Dataset content:
※
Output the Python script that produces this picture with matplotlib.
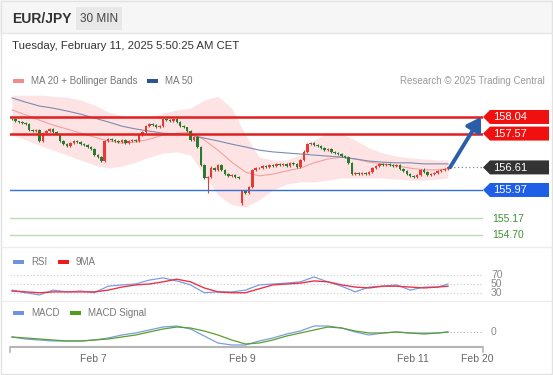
import numpy as np
import matplotlib
matplotlib.use("Agg")
import matplotlib.pyplot as plt
from matplotlib.patches import Polygon, Rectangle

plt.rcParams['font.family'] = ['Liberation Sans', 'DejaVu Sans']

## EUR/JPY 30 min candles (closes)
closes = [157.98, 157.92, 157.90, 157.87, 157.84, 157.67, 157.64, 157.67, 157.36, 157.58, 157.64, 157.70, 157.61, 157.56, 157.36, 157.27,
          157.22, 157.30, 157.36, 157.33, 157.27, 157.24, 157.19, 157.13, 156.96, 156.90, 156.79, 157.36, 157.41, 157.39, 157.36, 157.33,
          157.39, 157.30, 157.36, 157.39, 157.36, 157.53, 157.61, 157.78, 157.84, 157.81, 157.75, 157.78, 157.98, 157.95, 157.92, 157.98,
          157.90, 157.78, 157.75, 157.64, 157.39, 157.47, 157.19, 156.68, 156.31, 156.34, 156.59, 156.54, 156.68, 156.54, 156.42, 156.37,
          156.39, 156.34, 156.31, 155.94, 155.89, 156.05, 156.54, 156.59, 156.59, 156.65, 156.62, 156.68, 156.65, 156.71, 156.68, 156.71,
          156.65, 156.74, 156.71, 156.62, 156.82, 157.05, 157.27, 157.30, 157.24, 157.22, 157.16, 157.10, 157.13, 157.05, 157.02, 156.99,
          156.93, 156.90, 156.74, 156.42, 156.45, 156.42, 156.45, 156.42, 156.48, 156.59, 156.65, 156.71, 156.68, 156.71, 156.68, 156.65,
          156.68, 156.57, 156.51, 156.42, 156.37, 156.34, 156.39, 156.54, 156.48, 156.39, 156.42, 156.45, 156.51, 156.54, 156.57, 156.61]
first_open = 157.99
gap_idx = 67          # weekend gap
gap_open = 155.60

## wick lengths in pips
hi_wick = [2, 3, 2, 2, 3, 2, 3, 2, 4, 2, 3, 2, 2, 3, 2, 3,
           2, 3, 2, 2, 3, 2, 2, 3, 2, 3, 2, 4, 3, 2, 3, 2,
           2, 3, 2, 2, 3, 2, 3, 2, 3, 2, 2, 3, 4, 3, 2, 3,
           2, 3, 2, 2, 4, 3, 2, 3, 2, 3, 5, 3, 2, 3, 2, 2,
           3, 2, 2, 3, 3, 4, 3, 2, 3, 2, 3, 2, 3, 2, 2, 3,
           2, 3, 2, 3, 3, 4, 3, 2, 3, 2, 2, 3, 2, 3, 2, 2,
           3, 2, 2, 3, 2, 3, 2, 3, 2, 2, 3, 2, 3, 2, 2, 3,
           2, 2, 3, 2, 3, 2, 3, 2, 4, 2, 3, 2, 2, 3, 2, 2]
lo_wick = [3, 2, 3, 2, 2, 3, 2, 3, 2, 3, 2, 2, 3, 2, 3, 2,
           3, 2, 2, 3, 2, 3, 2, 2, 3, 2, 4, 3, 2, 3, 2, 2,
           3, 2, 3, 2, 2, 3, 2, 2, 3, 2, 3, 2, 2, 3, 2, 2,
           3, 2, 3, 2, 3, 2, 4, 3, 2, 42, 3, 2, 3, 2, 3, 2,
           2, 3, 2, 5, 3, 4, 2, 3, 2, 2, 3, 2, 3, 2, 2, 3,
           2, 2, 3, 2, 3, 2, 2, 3, 2, 3, 2, 2, 3, 2, 3, 2,
           2, 3, 3, 2, 3, 2, 3, 2, 2, 3, 2, 3, 2, 2, 3, 2,
           3, 2, 2, 3, 2, 3, 2, 3, 2, 2, 3, 2, 3, 2, 2, 2]

## indicators sampled every 4 bars
ind_idx = [0, 4, 8, 12, 16, 20, 24, 28, 32, 36, 40, 44, 48, 52, 56, 60, 64, 68, 72, 76, 80, 84, 88, 92, 96, 100, 104, 108, 112, 116, 120, 124, 127]
bb_upper = [158.66, 158.66, 158.66, 158.63, 158.60, 158.52, 158.38, 158.18, 158.07, 158.01, 158.04, 158.15, 158.24, 158.29, 158.52, 158.63, 158.29,
            157.53, 156.90, 156.82, 156.82, 156.96, 157.39, 157.58, 157.56, 157.39, 157.16, 157.02, 156.93, 156.88, 156.85, 156.82, 156.82]
bb_lower = [157.53, 157.39, 157.24, 157.10, 156.96, 156.82, 156.68, 156.59, 156.65, 156.76, 156.90, 157.02, 157.05, 156.96, 156.39, 155.83, 155.55,
            155.49, 155.69, 155.97, 156.14, 156.20, 156.20, 156.25, 156.31, 156.31, 156.31, 156.31, 156.28, 156.25, 156.25, 156.28, 156.31]
ma20 = [158.24, 158.10, 157.95, 157.81, 157.70, 157.58, 157.47, 157.36, 157.30, 157.33, 157.41, 157.53, 157.58, 157.61, 157.39, 157.10, 156.76,
        156.48, 156.37, 156.42, 156.51, 156.59, 156.74, 156.85, 156.90, 156.85, 156.76, 156.71, 156.65, 156.59, 156.54, 156.54, 156.57]
ma50 = [158.58, 158.46, 158.35, 158.29, 158.21, 158.12, 158.01, 157.90, 157.78, 157.70, 157.64, 157.58, 157.56, 157.53, 157.44, 157.36, 157.27,
        157.19, 157.10, 157.05, 157.02, 156.99, 156.96, 156.93, 156.90, 156.85, 156.79, 156.76, 156.74, 156.74, 156.71, 156.71, 156.71]
rsi = [36, 30, 25, 36, 32, 34, 30, 45, 48, 50, 59, 64, 57, 48, 30, 32, 32, 36, 48, 50, 52, 55, 66, 55, 45, 32, 43, 45, 48, 36, 43, 43, 50]
rsi_ma = [34, 32, 30, 32, 32, 32, 32, 36, 43, 48, 50, 55, 61, 55, 41, 32, 30, 30, 39, 48, 50, 52, 57, 55, 48, 43, 41, 45, 45, 43, 41, 43, 45]
macd = [-0.060, -0.084, -0.096, -0.108, -0.108, -0.108, -0.096, -0.072, -0.036, -0.012, 0.024, 0.060, 0.072, 0.036, -0.048, -0.132, -0.156,
        -0.156, -0.108, -0.072, -0.024, 0.012, 0.072, 0.072, 0.048, 0.000, -0.036, -0.012, 0.000, -0.012, -0.012, -0.012, 0.000]
macd_sig = [-0.060, -0.072, -0.084, -0.096, -0.108, -0.108, -0.096, -0.084, -0.060, -0.036, 0.000, 0.036, 0.060, 0.048, 0.012, -0.036, -0.096,
            -0.144, -0.132, -0.096, -0.048, -0.012, 0.024, 0.060, 0.048, 0.012, -0.012, -0.012, 0.000, -0.012, -0.024, -0.012, 0.000]

## key levels
res_levels = [158.04, 157.57]
last_price = 156.61
sup_level = 155.97
green_levels = [155.17, 154.70]
rsi_levels = [70, 50, 30]

tick_pos = [23.6, 67.0, 116.8, 135.4]
tick_lbl = ["Feb 7", "Feb 9", "Feb 11", "Feb 20"]

W, H = 553, 375
X0, X1 = 10, 483
xlim = (-0.58, 137.2)

fig = plt.figure(figsize=(W / 100, H / 100), dpi=100)
fig.patch.set_facecolor("white")

def frac(y_top, y_bot):
    return [X0 / W, 1 - y_bot / H, (X1 - X0) / W, (y_bot - y_top) / H]

# background pieces in pixel coords
bg = fig.add_axes([0, 0, 1, 1], zorder=0)
bg.set_xlim(0, W); bg.set_ylim(H, 0); bg.axis("off")
bg.add_patch(Rectangle((0, 0), W, 33, color="#f6f6f6", lw=0))
bg.add_patch(Rectangle((76, 7), 46, 23, color="#e8e8e8", lw=0))
bg.add_patch(Rectangle((1, 1), W - 2, H - 2, fill=False, ec="#e2e2e2", lw=1))
bg.plot([1, W - 1], [33, 33], color="#e6e6e6", lw=1)
for yy in [247, 301]:
    bg.plot([2, W - 2], [yy, yy], color="#ededed", lw=1)

## price panel
ax = fig.add_axes(frac(93, 245), zorder=1)
ax.set_facecolor("none")
ax.set_xlim(*xlim); ax.set_ylim(154.41, 158.72); ax.axis("off")

ax.fill_between(ind_idx, bb_lower, bb_upper, color="#fde3e3", lw=0, zorder=1)
ax.plot(ind_idx, ma20, color="#f3a0a0", lw=0.8, zorder=2)
ax.plot(ind_idx, ma50, color="#7d8bb0", lw=0.8, zorder=2)

opens = [first_open] + closes[:-1]
opens[gap_idx] = gap_open
o = np.array(opens); c = np.array(closes)
hi = np.maximum(o, c) + np.array(hi_wick) * 0.01
lo = np.minimum(o, c) - np.array(lo_wick) * 0.01
idx = np.arange(len(closes))
cols = np.where(c >= o, "#e63a34", "#2b7a2e")
body_h = np.maximum(np.abs(c - o), 0.014)
ax.vlines(idx, lo, hi, color=cols, lw=0.8, zorder=3)
ax.bar(idx, body_h, bottom=np.minimum(o, c), width=0.74, color=cols, lw=0, zorder=4)

for lv in res_levels:
    ax.axhline(lv, color="#e02020", lw=1.8, zorder=5)
ax.axhline(sup_level, color="#3a6fd8", lw=1.0, zorder=5)
for lv in green_levels:
    ax.axhline(lv, color="#b9dcb2", lw=1.0, zorder=5)
ax.plot([idx[-1] + 0.6, xlim[1]], [last_price, last_price], color="#888888", lw=0.9, ls=(0, (1, 2)), zorder=5)
ax.annotate("", xy=(136.6, res_levels[0]), xytext=(idx[-1] + 0.6, last_price),
            arrowprops=dict(arrowstyle="-|>,head_length=0.8,head_width=0.5", lw=2.8, color="#2b5ea8",
                            shrinkA=0, shrinkB=0), zorder=6)

## RSI panel
ax_rsi = fig.add_axes(frac(268, 298), zorder=1)
ax_rsi.set_facecolor("none")
ax_rsi.set_xlim(*xlim); ax_rsi.set_ylim(18, 86.6); ax_rsi.axis("off")
for lv in rsi_levels:
    ax_rsi.axhline(lv, color="#c9c9c9", lw=0.8, ls=(0, (1, 2)))
ax_rsi.plot(ind_idx, rsi, color="#7c9de0", lw=0.9)
ax_rsi.plot(ind_idx, rsi_ma, color="#e8344a", lw=1.0)

## MACD panel
ax_m = fig.add_axes(frac(318, 347), zorder=1)
ax_m.set_facecolor("none")
ax_m.set_xlim(*xlim); ax_m.set_ylim(-0.18, 0.168); ax_m.axis("off")
ax_m.plot([idx[-1] + 0.6, xlim[1]], [0, 0], color="#b0b0b0", lw=0.8, ls=(0, (1, 2)))
ax_m.plot(ind_idx, macd, color="#7c9de0", lw=0.9)
ax_m.plot(ind_idx, macd_sig, color="#5a9e2e", lw=0.9)

## overlay: labels, legends, axis
deco = fig.add_axes([0, 0, 1, 1], zorder=10)
deco.set_xlim(0, W); deco.set_ylim(H, 0); deco.axis("off")

def py(a, v):
    return H - a.transData.transform((0, v))[1]

def px(a, v):
    return a.transData.transform((v, 0))[0]

def tag(y, s, col):
    deco.add_patch(Polygon([(483, y), (490, y - 7), (549, y - 7), (549, y + 7), (490, y + 7)],
                           closed=True, color=col, lw=0))
    deco.text(493, y + 0.5, s, color="white", fontsize=8, va="center", ha="left")

tag(py(ax, res_levels[0]), "%.2f" % res_levels[0], "#f01010")
tag(py(ax, res_levels[1]), "%.2f" % res_levels[1], "#f01010")
tag(py(ax, last_price), "%.2f" % last_price, "#333333")
tag(py(ax, sup_level), "%.2f" % sup_level, "#1f5fe8")
for lv in green_levels:
    deco.text(492, py(ax, lv) + 0.5, "%.2f" % lv, color="#3f8f3a", fontsize=7.5, va="center")
for lv in rsi_levels:
    deco.text(491, py(ax_rsi, lv), str(lv), color="#888888", fontsize=7.5, va="center")
deco.text(491, py(ax_m, 0), "0", color="#888888", fontsize=7.5, va="center")

deco.text(12, 19, "EUR/JPY", fontsize=10, fontweight="bold", color="#333333", va="center")
deco.text(99, 19, "30 MIN", fontsize=8.5, color="#444444", va="center", ha="center")
deco.text(12, 46, "Tuesday, February 11, 2025 5:50:25 AM CET", fontsize=8.2, color="#333333", va="center")

def legend_item(x, y, col, s):
    deco.add_patch(Rectangle((x, y - 2), 11, 4, color=col, lw=0))
    deco.text(x + 18, y, s, fontsize=7, color="#777777", va="center")

legend_item(13, 81, "#f28b8b", "MA 20 + Bollinger Bands")
legend_item(147, 81, "#2d5596", "MA 50")
deco.text(545, 81, "Research \u00a9 2025 Trading Central", fontsize=7, color="#9a9a9a", va="center", ha="right")
legend_item(13, 262, "#6f93e0", "RSI")
legend_item(58, 262, "#ee1c1c", "9MA")
legend_item(13, 313, "#6f93e0", "MACD")
legend_item(70, 313, "#4f9e18", "MACD Signal")

deco.plot([X0, X1], [347, 347], color="#b5b5b5", lw=1.5, solid_capstyle="butt")
deco.plot([X0, X0], [347, 352], color="#b5b5b5", lw=1.2)
deco.plot([X1, X1], [347, 352], color="#b5b5b5", lw=1.2)
for p, s in zip(tick_pos, tick_lbl):
    deco.text(px(ax, p), 359, s, fontsize=7.5, color="#666666", ha="center", va="center")

fig.savefig("out.png", dpi=100)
※
Work to complete: Starting at the first line of the material, output exactly the lines up to and including the one with "plt.rcParams['font.family'] = ['Liberation". Do not include the pictures.

Final result:
Output the Python script that produces this picture with matplotlib.
import numpy as np
import matplotlib
matplotlib.use("Agg")
import matplotlib.pyplot as plt
from matplotlib.patches import Polygon, Rectangle

plt.rcParams['font.family'] = ['Liberation Sans', 'DejaVu Sans']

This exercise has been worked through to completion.